TASK OBJECTIVE
Retype each line of the material exactly, please, skipping any picture in it.
··········
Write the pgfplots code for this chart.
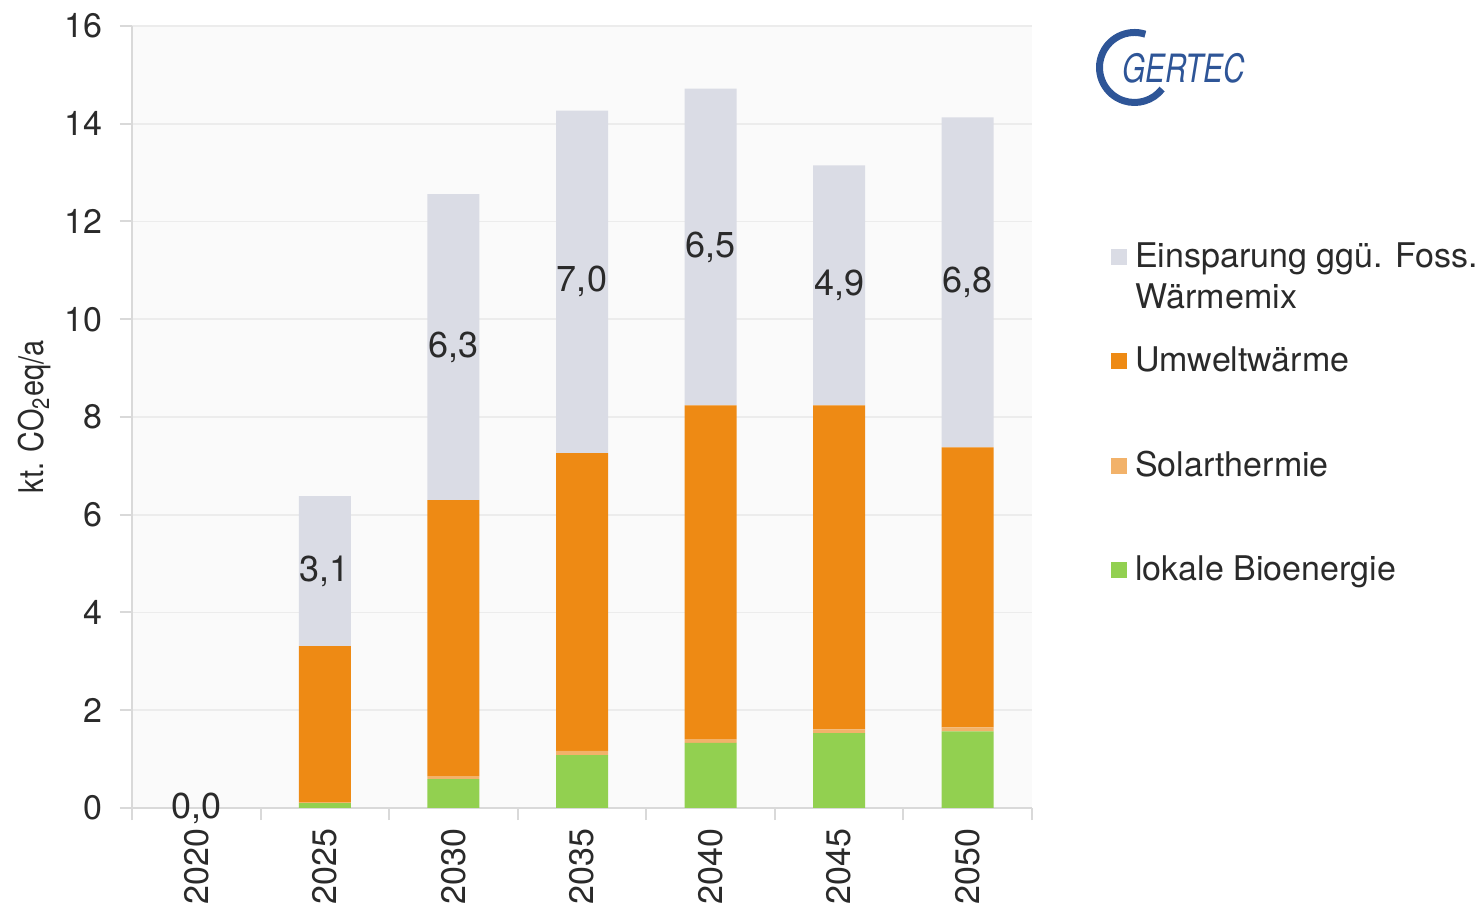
\documentclass[border=0pt]{standalone}
\usepackage{pgfplots}
\usepackage{pgfplotstable}
\pgfplotsset{compat=1.18}
\usepackage{fontspec}
\setmainfont{TeX Gyre Heros}
\newfontfamily\condfont{TeX Gyre Heros}[FakeStretch=0.85]
\newfontfamily\logofont{TeX Gyre Heros}[FakeStretch=0.76]
\definecolor{cgray}{HTML}{DADCE5}
\definecolor{corange}{HTML}{EE8A14}
\definecolor{csolar}{HTML}{F2B26A}
\definecolor{cgreen}{HTML}{92D050}
\definecolor{cbg}{HTML}{FAFAFA}
\definecolor{cgrid}{HTML}{ECECEC}
\definecolor{caxis}{HTML}{D9D9D9}
\definecolor{ctext}{HTML}{2A2A2A}
\definecolor{cblue}{HTML}{2E5597}
\newcommand\fs{\fontsize{17pt}{20.5pt}\selectfont}
\newcommand\fsl{\fontsize{18pt}{21pt}\selectfont}

\pgfplotstableread{
x green solar orange gray
0 0 0 0 0
1 0.10 0.02 3.19 3.07
2 0.59 0.06 5.65 6.26
3 1.08 0.09 6.09 7.01
4 1.33 0.08 6.83 6.48
5 1.53 0.08 6.63 4.91
6 1.57 0.08 5.73 6.75
}\data

\pgfplotstableread{
x y label
0 0 0,0
1 4.845 3,1
2 9.43 6,3
3 10.765 7,0
4 11.48 6,5
5 10.695 4,9
6 10.755 6,8
}\labels

\pgfplotsset{base/.style={width=450pt, height=391pt, scale only axis,
  xmin=-0.5, xmax=6.5, ymin=0, ymax=16, at={(66pt,50.5pt)}, anchor=south west}}

\begin{document}
\begin{tikzpicture}[font=\fs, text=ctext]
\useasboundingbox (0,0) rectangle (738.5pt,454.5pt);
\begin{axis}[base,
  ybar stacked, bar width=26pt,
  axis background/.style={fill=cbg},
  axis lines*=left,
  axis line style={draw=caxis, line width=1pt},
  /pgf/number format/assume math mode=true,
  ytick={0,2,...,16},
  ymajorgrids, grid style={draw=cgrid, line width=0.8pt},
  xtick={-0.5,0.5,...,6.5}, xticklabels={},
  extra x ticks={0,1,2,3,4,5,6},
  extra x tick labels={2020,2025,2030,2035,2040,2045,2050},
  extra x tick style={major tick length=0pt, grid=none,
    tick label style={rotate=90, anchor=east, xshift=-7pt}},
  tick align=outside,
  tick style={draw=caxis, line width=1pt},
  major tick length=6pt,
  ticklabel style={font=\fs, text=ctext},
  yticklabel style={xshift=-5.5pt},
  ylabel={\condfont kt. CO\textsubscript{2}eq/a},
  ylabel style={at={(axis description cs:-0.1078,0.5)}, anchor=center, font=\fs, text=ctext},
  reverse legend,
  legend cell align=left,
  legend style={at={(axis description cs:1.081,0.7327)}, anchor=north west,
    draw=none, fill=none, font=\fs, text=ctext, row sep=34.7pt},
  legend image code/.code={\fill[#1] (0pt,-4pt) rectangle (8pt,4pt);},
]
\addplot[fill=cgreen, draw=none] table[x=x, y=green]\data;
\addlegendentry{\hspace{2pt}\raisebox{0pt}[12pt][4pt]{lokale Bioenergie}}
\addplot[fill=csolar, draw=none] table[x=x, y=solar]\data;
\addlegendentry{\hspace{2pt}\raisebox{0pt}[12pt][4pt]{Solarthermie}}
\addplot[fill=corange, draw=none] table[x=x, y=orange]\data;
\addlegendentry{\hspace{2pt}\raisebox{0pt}[12pt][4pt]{Umweltwärme}}
\addplot[fill=cgray, draw=none] table[x=x, y=gray]\data;
\addlegendentry{\hspace{2pt}\raisebox{0pt}[12pt][4pt]{\begin{tabular}[t]{@{}l@{}}Einsparung ggü. Foss.\\Wärmemix\end{tabular}}}
\end{axis}
\begin{axis}[base, hide axis, clip=false]
\addplot[only marks, mark=text, text mark={},
  nodes near coords, point meta=explicit symbolic,
  every node near coord/.append style={anchor=center, font=\fsl, text=ctext}]
  table[x=x, y=y, meta=label]\labels;
\end{axis}
\draw[cblue, line width=3.5pt] (567.25pt,420.75pt) ++(72:17.5pt) arc[start angle=72, end angle=322, radius=17.5pt];
\node[anchor=base west, inner sep=0pt, text=cblue, font=\logofont\itshape\fontsize{19.5pt}{20pt}\selectfont] at (561pt,413pt) {GERTEC};
\end{tikzpicture}
\end{document}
··········
RESULT OF THE EXERCISE
Write the pgfplots code for this chart.
\documentclass[border=0pt]{standalone}
\usepackage{pgfplots}
\usepackage{pgfplotstable}
\pgfplotsset{compat=1.18}
\usepackage{fontspec}
\setmainfont{TeX Gyre Heros}
\newfontfamily\condfont{TeX Gyre Heros}[FakeStretch=0.85]
\newfontfamily\logofont{TeX Gyre Heros}[FakeStretch=0.76]
\definecolor{cgray}{HTML}{DADCE5}
\definecolor{corange}{HTML}{EE8A14}
\definecolor{csolar}{HTML}{F2B26A}
\definecolor{cgreen}{HTML}{92D050}
\definecolor{cbg}{HTML}{FAFAFA}
\definecolor{cgrid}{HTML}{ECECEC}
\definecolor{caxis}{HTML}{D9D9D9}
\definecolor{ctext}{HTML}{2A2A2A}
\definecolor{cblue}{HTML}{2E5597}
\newcommand\fs{\fontsize{17pt}{20.5pt}\selectfont}
\newcommand\fsl{\fontsize{18pt}{21pt}\selectfont}

\pgfplotstableread{
x green solar orange gray
0 0 0 0 0
1 0.10 0.02 3.19 3.07
2 0.59 0.06 5.65 6.26
3 1.08 0.09 6.09 7.01
4 1.33 0.08 6.83 6.48
5 1.53 0.08 6.63 4.91
6 1.57 0.08 5.73 6.75
}\data

\pgfplotstableread{
x y label
0 0 0,0
1 4.845 3,1
2 9.43 6,3
3 10.765 7,0
4 11.48 6,5
5 10.695 4,9
6 10.755 6,8
}\labels

\pgfplotsset{base/.style={width=450pt, height=391pt, scale only axis,
  xmin=-0.5, xmax=6.5, ymin=0, ymax=16, at={(66pt,50.5pt)}, anchor=south west}}

\begin{document}
\begin{tikzpicture}[font=\fs, text=ctext]
\useasboundingbox (0,0) rectangle (738.5pt,454.5pt);
\begin{axis}[base,
  ybar stacked, bar width=26pt,
  axis background/.style={fill=cbg},
  axis lines*=left,
  axis line style={draw=caxis, line width=1pt},
  /pgf/number format/assume math mode=true,
  ytick={0,2,...,16},
  ymajorgrids, grid style={draw=cgrid, line width=0.8pt},
  xtick={-0.5,0.5,...,6.5}, xticklabels={},
  extra x ticks={0,1,2,3,4,5,6},
  extra x tick labels={2020,2025,2030,2035,2040,2045,2050},
  extra x tick style={major tick length=0pt, grid=none,
    tick label style={rotate=90, anchor=east, xshift=-7pt}},
  tick align=outside,
  tick style={draw=caxis, line width=1pt},
  major tick length=6pt,
  ticklabel style={font=\fs, text=ctext},
  yticklabel style={xshift=-5.5pt},
  ylabel={\condfont kt. CO\textsubscript{2}eq/a},
  ylabel style={at={(axis description cs:-0.1078,0.5)}, anchor=center, font=\fs, text=ctext},
  reverse legend,
  legend cell align=left,
  legend style={at={(axis description cs:1.081,0.7327)}, anchor=north west,
    draw=none, fill=none, font=\fs, text=ctext, row sep=34.7pt},
  legend image code/.code={\fill[#1] (0pt,-4pt) rectangle (8pt,4pt);},
]
\addplot[fill=cgreen, draw=none] table[x=x, y=green]\data;
\addlegendentry{\hspace{2pt}\raisebox{0pt}[12pt][4pt]{lokale Bioenergie}}
\addplot[fill=csolar, draw=none] table[x=x, y=solar]\data;
\addlegendentry{\hspace{2pt}\raisebox{0pt}[12pt][4pt]{Solarthermie}}
\addplot[fill=corange, draw=none] table[x=x, y=orange]\data;
\addlegendentry{\hspace{2pt}\raisebox{0pt}[12pt][4pt]{Umweltwärme}}
\addplot[fill=cgray, draw=none] table[x=x, y=gray]\data;
\addlegendentry{\hspace{2pt}\raisebox{0pt}[12pt][4pt]{\begin{tabular}[t]{@{}l@{}}Einsparung ggü. Foss.\\Wärmemix\end{tabular}}}
\end{axis}
\begin{axis}[base, hide axis, clip=false]
\addplot[only marks, mark=text, text mark={},
  nodes near coords, point meta=explicit symbolic,
  every node near coord/.append style={anchor=center, font=\fsl, text=ctext}]
  table[x=x, y=y, meta=label]\labels;
\end{axis}
\draw[cblue, line width=3.5pt] (567.25pt,420.75pt) ++(72:17.5pt) arc[start angle=72, end angle=322, radius=17.5pt];
\node[anchor=base west, inner sep=0pt, text=cblue, font=\logofont\itshape\fontsize{19.5pt}{20pt}\selectfont] at (561pt,413pt) {GERTEC};
\end{tikzpicture}
\end{document}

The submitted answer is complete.